ISTHMUS

By Lina SINJAB

SINJAB - as PROD

Social issues - Production 2023

Two friends separated by war struggle with being exiled at home and abroad. Twelve years on Syria’s uprising, renowned novelist Khaled Khalife tries to go on with life at warn torn city Damascus while most of his friends left. As he holds on to home, I lost ties with it.

    • Year of production
    • 2023
    • Genres
    • Social issues, Female director, Documentary
    • Countries
    • SYRIA
    • Languages
    • ARABIC
    • Budget
    • N/A
    • Duration
    • 90 mn
    • Director(s)
    • Lina SINJAB
    • Producer(s)
    • Lina SINJAB, Victor EDE (CINEPHAGE)
    • Synopsis
    • Like many of her peers, Lina Sinjab left Damascus in the mid- 2013’s as the Syrian civil war and constant security threats and imprisonment by regime made life intolerable for this award-winning correspondent whose conflict reporting earned her threats and detention.

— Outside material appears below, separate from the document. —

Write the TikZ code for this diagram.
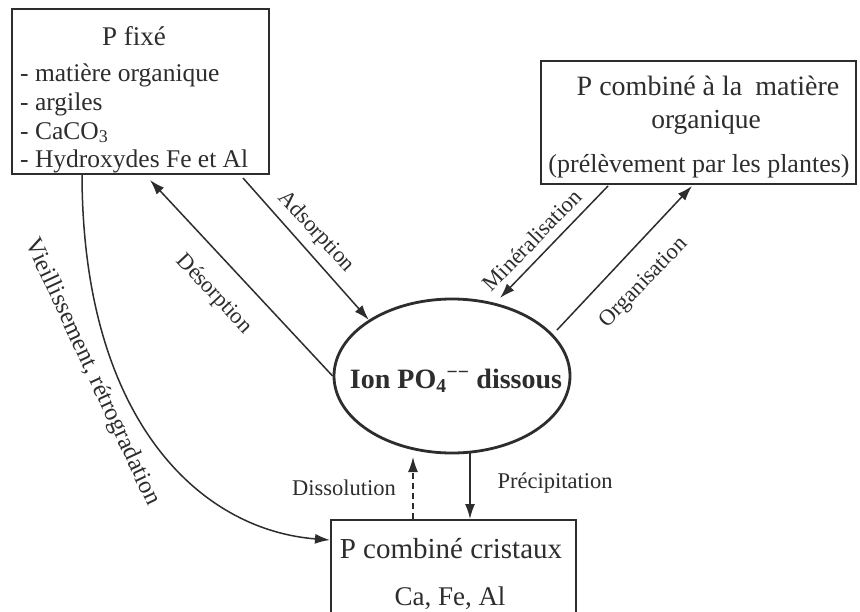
\documentclass[tikz,border=0pt]{standalone}
\usepackage{fontspec}
\setmainfont{Liberation Serif}
\usetikzlibrary{arrows.meta,shapes.geometric}
\definecolor{ink}{RGB}{45,45,45}
\begin{document}
\begin{tikzpicture}[x=1pt,y=-1pt,
  box/.style={draw=ink, line width=1.5pt, inner sep=0pt, anchor=north west},
  txt/.style={inner sep=0pt, text=ink},
  lab/.style={inner sep=0pt, text=ink, font=\fontsize{22.5}{25}\selectfont},
  arr/.style={draw=ink, line width=1.5pt, -{Latex[length=15pt,width=10pt]}},
]
\useasboundingbox (0,0) rectangle (860,611);
\clip (0,0) rectangle (860,611);
\fill[white] (0,0) rectangle (860,611);

% boxes
\node[box, minimum width=257pt, minimum height=165pt] (fixe) at (11,8) {};
\node[box, minimum width=315pt, minimum height=123pt] (orga) at (540,60) {};
\node[box, minimum width=245pt, minimum height=140pt] (crist) at (330,519) {};
\node[ellipse, draw=ink, line width=2.8pt, minimum width=236pt, minimum height=154pt, inner sep=0pt] (ion) at (452,376) {};

% texts in P fixe
\node[txt, anchor=base, font=\fontsize{27}{30}\selectfont] (t1) at (134,45) {P fixé};
\node[txt, anchor=base west, font=\fontsize{25.5}{28}\selectfont] (t2) at (20,81) {- matière organique};
\node[txt, anchor=base west, font=\fontsize{25.5}{28}\selectfont] (t3) at (20,110) {- argiles};
\node[txt, anchor=base west, font=\fontsize{25.5}{28}\selectfont] (t4) at (20,139) {- CaCO\textsubscript{3}};
\node[txt, anchor=base west, font=\fontsize{25.5}{28}\selectfont] (t5) at (20,167) {- Hydroxydes Fe et Al};

% texts in organic box
\node[txt, anchor=base, font=\fontsize{28}{30}\selectfont] (o1) at (708,95) {P combiné à la\hspace{13pt}matière};
\node[txt, anchor=base, font=\fontsize{27.5}{30}\selectfont] (o2) at (706,128) {organique};
\node[txt, anchor=base, font=\fontsize{26}{30}\selectfont] (o3) at (699,172) {(prélèvement par les plantes)};

% ellipse text
\node[txt, anchor=base, font=\bfseries\fontsize{28}{30}\selectfont] (i1) at (456,388) {Ion PO\textsubscript{4}\textsuperscript{−−} dissous};

% crystal box text
\node[txt, anchor=base, font=\fontsize{29}{32}\selectfont] (c1) at (451,558) {P combiné cristaux};
\node[txt, anchor=base, font=\fontsize{27}{30}\selectfont] (c2) at (450,605) {Ca, Fe, Al};

% connector end points
\coordinate (adsA) at (243,178);
\coordinate (adsB) at (ion.146);
\coordinate (desA) at (ion.west);
\coordinate (desB) at (150,180);
\coordinate (minA) at (608,186);
\coordinate (minB) at (500,298);
\coordinate (orgA) at (557,330);
\coordinate (orgB) at (692,186);
\coordinate (preA) at (470,453);
\coordinate (preB) at (470,519);
\coordinate (disA) at (413,519);
\coordinate (disB) at (413,457);
\coordinate (vieA) at (82,173);
\coordinate (vieB) at (330,540);

% connectors
\draw[arr] (adsA) -- (adsB);
\draw[arr] (desA) -- (desB);
\draw[arr] (minA) -- (minB);
\draw[arr] (orgA) -- (orgB);
\draw[arr] (preA) -- (preB);
\draw[arr, dash pattern=on 6pt off 4pt] (disA) -- (disB);
\draw[arr] (vieA) .. controls (82,420) and (200,530) .. (vieB);

% labels
\node[lab, rotate=-47] (lads) at (316,232) {Adsorption};
\node[lab, rotate=-47] (ldes) at (214,294) {Désorption};
\node[lab, rotate=46] (lmin) at (532,240) {Minéralisation};
\node[lab, rotate=46] (lorg) at (644,283) {Organisation};
\node[lab] (ldis) at (344,488) {Dissolution};
\node[lab] (lpre) at (555,483) {Précipitation};
\node[txt, rotate=-65, font=\fontsize{24.5}{28}\selectfont] (lvie) at (92,372) {Vieillissement, rétrogradation};
\end{tikzpicture}
\end{document}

Her friend of 20 years, the internationally celebrated author Khaled Khalifa, stayed put. ISTHMUS, a documentary feature, records the urgent conversation between Lina and Khaled about the city they love. Lina thinks present day Damascus has little in common with the city she once knew; Khaled insists that Damascene culture endures. “Denial” Lina thinks, though she understands Khaled’s reasons for embracing such a fiction.
      Khaled both soothes and nourishes his anger in writing and painting. Known as a critic of the regime but not one of its targets, he is at work on a new novel though progress is halting. At night, during her visit, he cooks aubergine that no one comes to eat and drives Lina through the darkened, empty streets of Damascus, talking and improvising songs and poems.
      A few friends remain in the city. Boulos is one of them. He’s renovating a traditional house in old Damascus for a cultural center inspired by the city’s former artistic and intellectual energy. Lina and Khaled visit cafés where poetry, debate, entertainment and joy once filled the air. These places are now empty or closed. At times, they journey into the past through photos and videos and memories. Stories and dialogue (read by the author) from Khaled’s most recent novel, “Death is a Hard Work,” provide access to the desperate and depleted present.
      In the city beyond Khaled’s window, wealthy new elites patronize luxurious new boutiques, while displaced families wander the streets, roofless and futureless. Looking out upon Damascus, Khaled struggles with a new novel. As he shares excerpts of it by phone with Lina, who is newly on the wanted list in Syria, unfamiliar stories emerge. Where do these people and scenes come from, Lina wonders? The city as it is, or from Khaled’s memory and imagination?